All text unless otherwise noted is ©2009 Paul Light. All rights are reserved.

Photo Inkjet Printers

Canon, Epson and Hewlett Packard make the best photo inkjet printers. Epson makes wonderful printers. They have become the industry standard. The printers I recommend are

Epson Stylus Photo 1400 13" $200

The ink used is dye based which yields lower quality colors and is more likely to fade over time than pigmented ink.

Epson Ultrachrome K3 pigmented inks provide better colors, but the printers cost a lot more

Epson Stylus Photo R2880 13" $600
Epson Stylus Pro 3880 17" $1300
Epson Stylus Pro 4880 17" $2000
Epson Stylus Pro 7880 24" $3000
Epson Stylus Pro 9880 44" $5000
Epson Stylus Pro 11880 64" $15000

A good alternative to the R2880 is the R1900. It does not use K3 ink but the quality is better than the Stylus Photo 1400 . The ink used is pigmented ink. It is available from Epson for $450.

It is important to use all of the above printers with the very best photo quality paper that you can afford. Some good papers to get started with are Epson Premium Presentation Paper Matte, Kodak Photo Paper Matte, and Staples Photo Supreme Matte. These are low quality papers, but all much better than general computer paper. Epson offers other higher quality papers.

Use pigmented ink and high quality paper if possible. This results in a better print.

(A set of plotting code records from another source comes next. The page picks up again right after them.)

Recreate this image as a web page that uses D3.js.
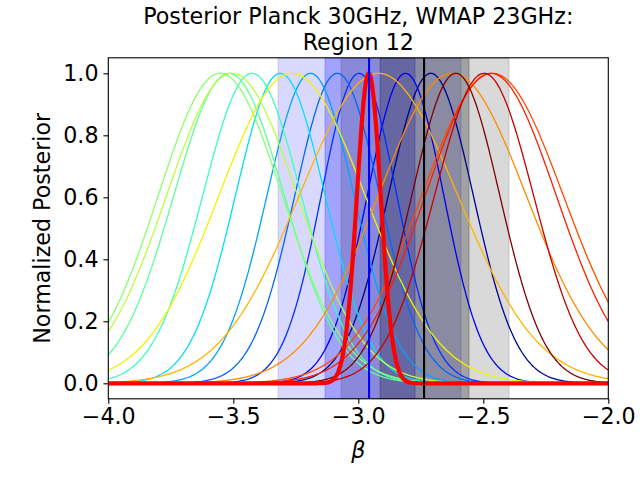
<!DOCTYPE html>
<html>
<head>
<meta charset="utf-8">
<script src="https://cdn.jsdelivr.net/npm/d3@7"></script>
<style>
body{margin:0;background:#fff;}
text{font-family:'DejaVu Sans',sans-serif;}
</style>
</head>
<body>
<div id="canvas"></div>
<script>
// posterior peaks (beta), half width at half max, and line colours
var curvePeaks  = [-2.710,-2.811,-2.997,-3.084,-3.191,-3.312,-3.425,-3.517,-3.552,-3.505,-3.265,-2.919,-2.624,-2.463,-2.470,-2.497,-2.610];
var curveHalfW  = [ 0.200, 0.180, 0.178, 0.200, 0.205, 0.211, 0.232, 0.260, 0.292, 0.308, 0.344, 0.373, 0.348, 0.333, 0.308, 0.233, 0.207];
var curveColors = ['#000090','#0000ee','#0030ff','#0066ff','#00a2ff','#00e0f4','#3cffbb','#5cff9a','#88ff70','#b8ff3f','#f2f200','#ffb400','#ff8c00','#ff4a00','#ff1e00','#c40000','#800000'];

// combined posterior (thick red)
var combPeak = -2.958, combHalfW = 0.056;

// vertical markers and shaded intervals
var bluePeak = -2.957, blackPeak = -2.737;
var blueBands  = [[-3.321,-2.589],[-3.133,-2.773]];
var blueAlpha  = [0.15, 0.25];
var greyBands  = [[-3.069,-2.397],[-2.913,-2.557]];
var greyAlpha  = [0.15, 0.25];

var xTicks = [-4.0,-3.5,-3.0,-2.5,-2.0];
var yTicks = [0.0,0.2,0.4,0.6,0.8,1.0];

var W = 640, H = 480;
var m = {t:57.8, r:31.7, b:81.2, l:108.3},
    w = W - m.l - m.r,
    h = H - m.t - m.b;

var svg = d3.select('#canvas')
    .append('svg')
    .attr('width', W)
    .attr('height', H);

var plot = svg.append('g')
    .attr('transform','translate('+m.l+','+m.t+')');

var x = d3.scaleLinear().domain([-4,-2]).range([0,w]);
var y = d3.scaleLinear().domain([-0.05,1.05]).range([h,0]);

plot.append('clipPath').attr('id','clip')
    .append('rect').attr('width',w).attr('height',h);

var inner = plot.append('g').attr('clip-path','url(#clip)');

//shaded intervals
function band(d,i,col,alpha){
    inner.append('rect')
        .attr('x',x(d[0])).attr('width',x(d[1])-x(d[0]))
        .attr('y',0).attr('height',h)
        .style('fill',col).style('fill-opacity',alpha)
        .style('stroke',col).style('stroke-opacity',alpha).style('stroke-width',1);
}
blueBands.forEach(function(d,i){ band(d,i,'blue',blueAlpha[i]); });
greyBands.forEach(function(d,i){ band(d,i,'black',greyAlpha[i]); });

//posterior profile through peak and half width
var grid = d3.range(-4,-1.999,0.005);
function profile(p,hw){
    var s = hw/Math.sqrt(2*Math.log(2));
    return grid.map(function(b){ return [b, Math.exp(-(b-p)*(b-p)/(2*s*s))]; });
}
var line = d3.line()
    .x(function(d){return x(d[0]);})
    .y(function(d){return y(d[1]);});

curvePeaks.forEach(function(p,i){
    inner.append('path')
        .datum(profile(p,curveHalfW[i]))
        .attr('d',line)
        .style('fill','none')
        .style('stroke',curveColors[i])
        .style('stroke-width',1.3);
});

inner.append('path')
    .datum(profile(combPeak,combHalfW))
    .attr('d',line)
    .style('fill','none')
    .style('stroke','red')
    .style('stroke-width',4.2)
    .style('stroke-linejoin','round');

inner.append('line')
    .attr('x1',x(bluePeak)).attr('x2',x(bluePeak))
    .attr('y1',0).attr('y2',h)
    .style('stroke','blue').style('stroke-width',2.1);
inner.append('line')
    .attr('x1',x(blackPeak)).attr('x2',x(blackPeak))
    .attr('y1',0).attr('y2',h)
    .style('stroke','black').style('stroke-width',2.1);

//axes
var fmt = function(d){ return d3.format('.1f')(d).replace('-','\u2212'); };
var xAxis = plot.append('g')
    .attr('transform','translate(0,'+h+')')
    .call(d3.axisBottom(x).tickValues(xTicks).tickFormat(fmt).tickSize(4.9).tickPadding(4.9));
var yAxis = plot.append('g')
    .call(d3.axisLeft(y).tickValues(yTicks).tickFormat(fmt).tickSize(4.9).tickPadding(4.9));
[xAxis,yAxis].forEach(function(a){
    a.select('.domain').remove();
    a.selectAll('line').style('stroke','#000').style('stroke-width',1.1);
    a.selectAll('text').style('font-family','DejaVu Sans').style('font-size','22.2px').style('fill','#000');
});

plot.append('rect')
    .attr('width',w).attr('height',h)
    .style('fill','none').style('stroke','#000').style('stroke-width',1.1);

//labels
svg.append('text')
    .attr('x',m.l+w/2).attr('y',24)
    .attr('text-anchor','middle').style('font-size','22.2px')
    .text('Posterior Planck 30GHz, WMAP 23GHz:');
svg.append('text')
    .attr('x',m.l+w/2).attr('y',50)
    .attr('text-anchor','middle').style('font-size','22.2px')
    .text('Region 12');

svg.append('text')
    .attr('x',m.l+w/2).attr('y',458)
    .attr('text-anchor','middle').style('font-size','22.2px').style('font-style','italic')
    .text('β');

svg.append('text')
    .attr('transform','translate(50,'+(m.t+h/2)+') rotate(-90)')
    .attr('text-anchor','middle').style('font-size','22.2px')
    .text('Normalized Posterior');
</script>
</body>
</html>
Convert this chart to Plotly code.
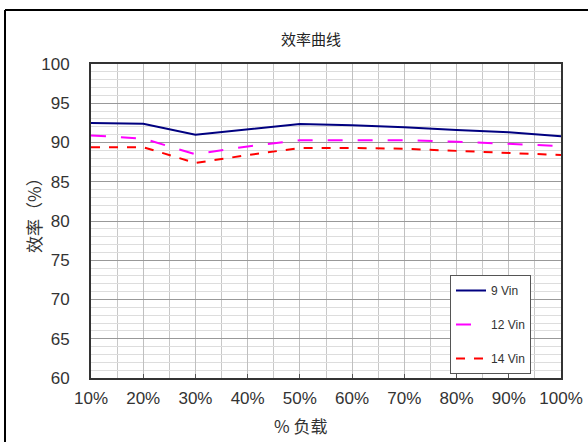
import plotly.graph_objects as go

load = [10, 20, 30, 40, 50, 60, 70, 80, 90, 100]
vin9 = [92.5, 92.4, 91.0, 91.7, 92.35, 92.2, 91.95, 91.6, 91.3, 90.8]
vin12 = [90.9, 90.5, 88.5, 89.5, 90.3, 90.3, 90.3, 90.1, 89.8, 89.55]
vin14 = [89.4, 89.4, 87.4, 88.4, 89.3, 89.3, 89.2, 88.95, 88.7, 88.4]
names = ["9 Vin", "12 Vin", "14 Vin"]
colors = ["#000080", "#FF00FF", "#FF0000"]
dashes = ["solid", "longdash", "dash"]
series = [vin9, vin12, vin14]
x_ticks = [10, 20, 30, 40, 50, 60, 70, 80, 90, 100]
x_ticklabels = [f"{v}%" for v in x_ticks]
x_title = "% 负载"
y_title = "效率（%）"
chart_title = "效率曲线"

W, H = 588, 442
L, R, T, B = 91, 561, 64, 378
PW, PH = R - L, B - T

fig = go.Figure()
for i, (n, s) in enumerate(zip(names, series)):
    fig.add_trace(go.Scatter(x=load, y=s, name=n, mode="lines",
                             line=dict(color=colors[i], width=2, dash=dashes[i]),
                             legendgroup=n))

font = "Liberation Sans, Arial, Noto Sans CJK SC, sans-serif"
cjk = "Noto Sans CJK SC, sans-serif"
fig.update_layout(
    width=W, height=H,
    margin=dict(l=L, r=W - R, t=T, b=H - B, pad=0, autoexpand=False),
    paper_bgcolor="white", plot_bgcolor="white",
    font=dict(family=font, color="#333333", size=17),
    title=dict(text=chart_title, x=311 / W, xanchor="center", y=1 - 40 / H, yanchor="middle",
               font=dict(size=15, color="#222222", family=cjk)),
    xaxis=dict(range=[10, 100], tickvals=x_ticks, ticktext=x_ticklabels,
               showgrid=True, gridcolor="#c0c0c0", gridwidth=1,
               minor=dict(dtick=5, tick0=0, showgrid=True, gridcolor="#c8c8c8", gridwidth=1),
               showline=True, linecolor="#333333", linewidth=2, mirror=True,
               ticks="inside", ticklen=4, tickcolor="#555555", ticklabelstandoff=4,
               zeroline=False, tickfont=dict(size=17, color="#333333"), automargin=False),
    yaxis=dict(range=[60, 100], dtick=5, tick0=60,
               showgrid=True, gridcolor="#999999", gridwidth=1,
               minor=dict(dtick=1, tick0=60, showgrid=True, gridcolor="#dddddd", gridwidth=1),
               showline=True, linecolor="#333333", linewidth=2, mirror=True,
               ticks="", zeroline=False, ticklabelstandoff=16, automargin=False,
               tickfont=dict(size=17, color="#333333")),
    legend=dict(x=(450 - L) / PW, y=(B - 275) / PH, xanchor="left", yanchor="top",
                bgcolor="white", bordercolor="#555555", borderwidth=1,
                font=dict(size=12, color="#333333"), tracegroupgap=15,
                itemwidth=30, entrywidth=75),
    showlegend=True,
)

fig.add_annotation(text=x_title, xref="paper", yref="paper",
                   x=(300 - L) / PW, y=(B - 425) / PH, xanchor="center", yanchor="middle",
                   showarrow=False, font=dict(size=17, color="#333333", family=cjk))
fig.add_annotation(text=y_title, xref="paper", yref="paper", textangle=-90,
                   x=(33 - L) / PW, y=(B - 211) / PH, xanchor="center", yanchor="middle",
                   showarrow=False, font=dict(size=17, color="#333333", family=cjk))

# outer frame
fx0 = (5 - L) / PW
fy1 = (B - 10) / PH
fy0 = (B - 445) / PH
fx1 = (590 - L) / PW
fig.add_shape(type="line", xref="paper", yref="paper", x0=fx0, x1=fx1, y0=fy1, y1=fy1,
              line=dict(color="black", width=2))
fig.add_shape(type="line", xref="paper", yref="paper", x0=fx0, x1=fx0, y0=fy0, y1=fy1,
              line=dict(color="black", width=2))

fig.write_html("out.html", config={"displayModeBar": False},
               post_script="document.body.style.margin='0';document.body.style.overflow='hidden';")
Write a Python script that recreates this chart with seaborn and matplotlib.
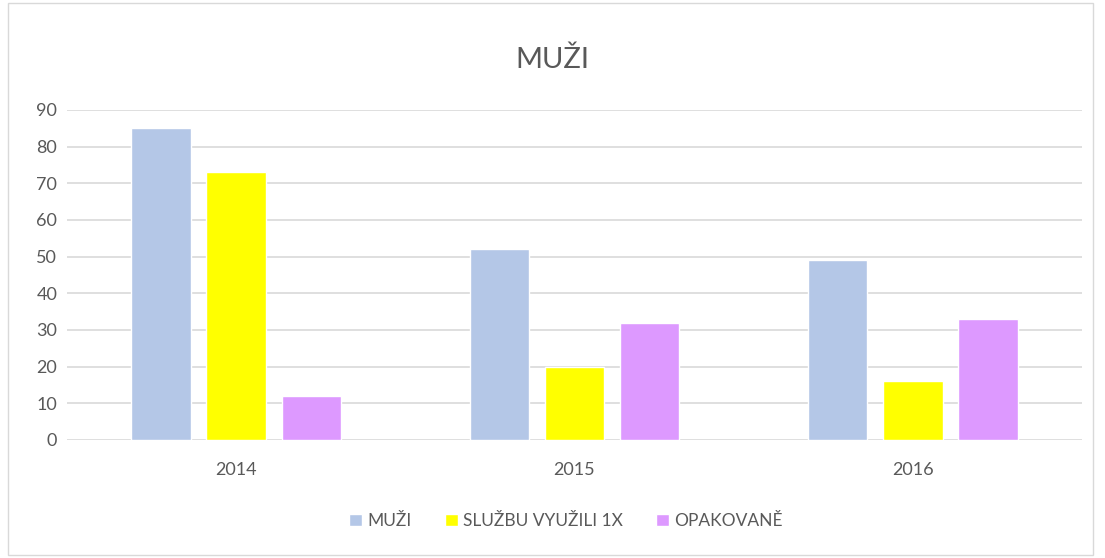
import pandas as pd
import matplotlib.pyplot as plt
import seaborn as sns
from matplotlib.patches import Rectangle

# data
years = ["2014", "2015", "2016"]
muzi = [85, 52, 49]
sluzbu_1x = [73, 20, 16]
opakovane = [12, 32, 33]
series_names = ["MUŽI", "SLUŽBU VYUŽILI 1X", "OPAKOVANĚ"]
colors = ["#B4C7E7", "#FFFF00", "#DD99FF"]

df = pd.DataFrame({"rok": years * 3,
                   "serie": [series_names[0]] * 3 + [series_names[1]] * 3 + [series_names[2]] * 3,
                   "hodnota": muzi + sluzbu_1x + opakovane})

sns.set_style("white")
plt.rcParams["font.family"] = ["Lato", "DejaVu Sans"]

fig = plt.figure(figsize=(11.05, 5.58), dpi=100)
ax = fig.add_axes([0.0606, 0.2115, 0.9186, 0.5915])

sns.barplot(data=df, x="rok", y="hodnota", hue="serie", palette=colors,
            width=0.666, gap=0.21, ax=ax, saturation=1, legend=True)

ax.set_ylim(0, 90)
ax.set_xlim(-0.5, 2.5)
ax.set_yticks(range(0, 91, 10))
ax.yaxis.grid(True, color="#D9D9D9", lw=1.2)
ax.set_axisbelow(True)
for s in ax.spines.values():
    s.set_visible(False)
ax.set_xlabel("")
ax.set_ylabel("")
ax.tick_params(axis="both", length=0, labelsize=13, labelcolor="#595959")
ax.tick_params(axis="x", pad=16)
ax.tick_params(axis="y", pad=7)

fig.text(0.5, 0.893, "MUŽI", ha="center", va="center", fontsize=21, color="#595959")

handles, labels = ax.get_legend_handles_labels()
ax.get_legend().remove()
fig.legend(handles, labels, loc="center", bbox_to_anchor=(0.512, 0.066), ncol=3,
           frameon=False, fontsize=12.5, labelcolor="#595959",
           handlelength=0.75, handleheight=0.75, handletextpad=0.3, columnspacing=1.9)

fig.add_artist(Rectangle((0.007, 0.006), 0.982, 0.988, transform=fig.transFigure,
                         fill=False, edgecolor="#D9D9D9", lw=1))

fig.savefig("out.png", dpi=100)
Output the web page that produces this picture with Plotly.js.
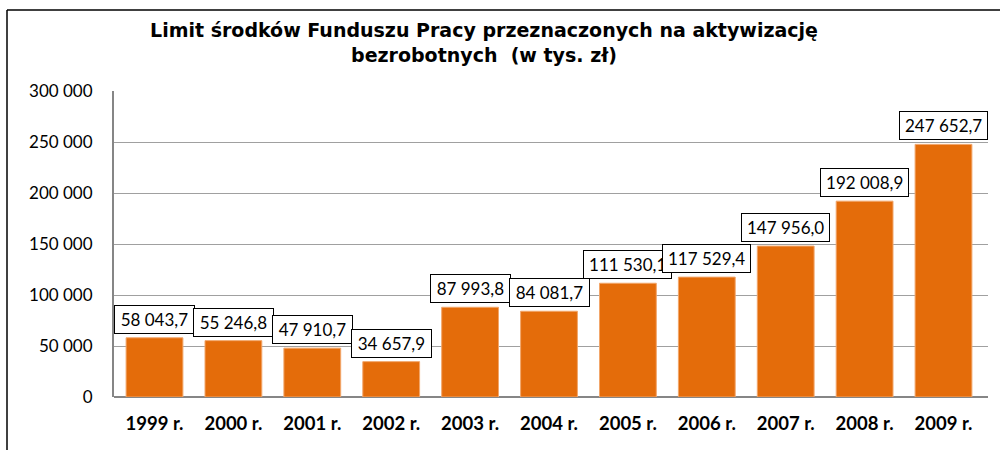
<!DOCTYPE html>
<html>
<head>
<meta charset="utf-8">
<script src="https://cdn.plot.ly/plotly-3.0.1.min.js"></script>
<style>
  html, body { margin: 0; padding: 0; background: #ffffff; }
  #chart { width: 1000px; height: 450px; }
</style>
</head>
<body>
<div id="chart"></div>
<script>
const years = ["1999 r.", "2000 r.", "2001 r.", "2002 r.", "2003 r.", "2004 r.", "2005 r.", "2006 r.", "2007 r.", "2008 r.", "2009 r."];
const limitValues = [58043.7, 55246.8, 47910.7, 34657.9, 87993.8, 84081.7, 111530.1, 117529.4, 147956.0, 192008.9, 247652.7];
const yTickValues = [0, 50000, 100000, 150000, 200000, 250000, 300000];
const yTickLabels = ["0", "50 000", "100 000", "150 000", "200 000", "250 000", "300 000"];
const chartTitle = "Limit środków Funduszu Pracy przeznaczonych na aktywizację<br>bezrobotnych  (w tys. zł)";

function formatPL(v) {
  const parts = v.toFixed(1).split(".");
  const intPart = parts[0].replace(/\B(?=(\d{3})+(?!\d))/g, " ");
  return intPart + "," + parts[1];
}

const trace = {
  type: "bar",
  x: years,
  y: limitValues,
  marker: { color: "#E46C0A", line: { color: "#F2A66A", width: 1 } },
  hoverinfo: "x+y"
};

const annotations = years.map((yr, i) => ({
  x: yr,
  y: limitValues[i],
  xref: "x",
  yref: "y",
  text: formatPL(limitValues[i]),
  showarrow: false,
  yanchor: "bottom",
  yshift: 4,
  bgcolor: "#ffffff",
  bordercolor: "#000000",
  borderwidth: 1,
  borderpad: 3,
  width: formatPL(limitValues[i]).length * 8.6 + 4,
  font: { family: "Lato, 'Open Sans', sans-serif", size: 17, color: "#000000" }
}));

const layout = {
  width: 1000,
  height: 450,
  margin: { l: 114, r: 12, t: 91, b: 53 },
  paper_bgcolor: "#ffffff",
  plot_bgcolor: "#ffffff",
  showlegend: false,
  bargap: 0.28,
  title: {
    text: chartTitle,
    x: 0.484,
    xanchor: "center",
    xref: "container",
    y: 1 - 37 / 450,
    yref: "container",
    yanchor: "middle",
    font: { family: "'DejaVu Sans', sans-serif", size: 19, color: "#000000", weight: 700 }
  },
  xaxis: {
    type: "category",
    showgrid: false,
    showline: false,
    ticks: "",
    ticklabelstandoff: 13,
    tickfont: { family: "Lato, sans-serif", size: 18.5, color: "#000000", weight: 700 },
    fixedrange: true
  },
  yaxis: {
    range: [0, 300000],
    tickvals: yTickValues,
    ticktext: yTickLabels,
    showgrid: true,
    gridcolor: "#A0A0A0",
    gridwidth: 1.3,
    showline: true,
    linecolor: "#868686",
    linewidth: 2,
    zeroline: true,
    zerolinecolor: "#868686",
    zerolinewidth: 2.2,
    ticks: "",
    ticklabelstandoff: 16,
    tickfont: { family: "Lato, sans-serif", size: 17, color: "#000000" },
    fixedrange: true
  },
  annotations: annotations,
  shapes: [
    { type: "line", xref: "paper", yref: "paper", x0: (7 - 114) / 874, x1: (1000 - 114) / 874, y0: (397 - 10) / 306, y1: (397 - 10) / 306, line: { color: "#000000", width: 1.5 } },
    { type: "line", xref: "paper", yref: "paper", x0: (7 - 114) / 874, x1: (7 - 114) / 874, y0: (397 - 10) / 306, y1: (397 - 452) / 306, line: { color: "#000000", width: 1.5 } }
  ]
};

Plotly.newPlot("chart", [trace], layout, { displayModeBar: false, responsive: false });
</script>
</body>
</html>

All text unless otherwise noted is ©2009 Paul Light. All rights are reserved.

Sunday, May 03, 2009

Adobe Photoshop CS4 Image Shrinking and Rotating

If you are using Adobe Photoshop CS4 and a Apple MacBook and when you open an image it begins to unexpectedly get very small and/or turn while you are editing, there is a solution and it is free. Go to

Adobe Photoshop CS4 Disable Canvas Rotation Via Trackpad plug-in

It’s easy to install and the problem will be gone.